Monday, June 28, 2010

Southern Silk and Steel

Seven AM on a Saturday morning, nothing is on the television, and I’m not ready to get up. I’m not ready to get up because we had storms last night. My dog doesn’t care for storms and turns into a quivering mess with a heavy rain. She must share the impending storm threat with me, thus cutting back on sleep time. So, with eyes that would close with very little convincing, I found myself up and watching Steel Magnolias. I do like the movie; I just don’t watch it very often because it makes me cry.
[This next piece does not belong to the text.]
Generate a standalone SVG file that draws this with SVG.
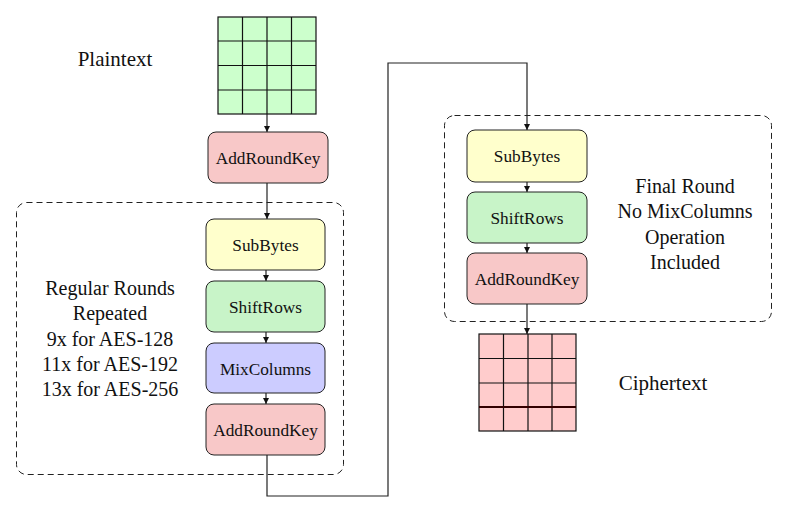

Even in the midst of a sleep filled haze, there are some lines in that movie script which cut through and are just too good to pass up. One is by Ouiser, it goes something like “I am a southern woman; I am supposed to wear big hats, ugly clothes and grow tomatoes. I don’t make the rules.” I love that! I want a big hat and to grow tomatoes (though I don’t care to eat them). But, for some reason summer means to grow tomatoes and wear hats. I suppose that that rule is one I recognize as well.
Another is when the women are interacting at the funeral. It’s one of those laugh and cry moments. First is the mother, she is trying to put on a good face for those around her. We do that don’t we? I can relate. I put on a good face sometimes too. “How are you?” “Fine…” If they don’t push further, I don’t provide more – why would I, they are not really looking for an answer beyond that at the surface level. But, amongst friends (and guys I’m sorry to leave you out, but I’m not sure that you really go about this the same way), amongst women, we have a way of taking something that is breaking us in half and saying we are fine. But, when we are in the middle of a group of women we trust, the barriers come down and something extraordinary happens.
A thread of silk, the only strength that she has left is to lay her heart, broken and bleeding on the floor with a thread of hope as the only source of strength. But, then comes another woman, who adds a layer, and then another and another. Each pulls out a thread of strength and places it on the table, made of the finest of skills. Each is a different color, each a different tinsel weight, but together they form a fabric that is soft and strong. So, the mother at the funeral, she is finally surrounded by these women, and in a moment with brave and angry honesty, she places her thread out. The others, then in a moment of comic humor, toss out their life lines as well. They laugh and cry, and then the raw wound begins healing. The bleeding is being staunched by the silk of feminine strength and friendship. Steel magnolias indeed.
Perhaps it wasn’t such a bad way to begin the day after all.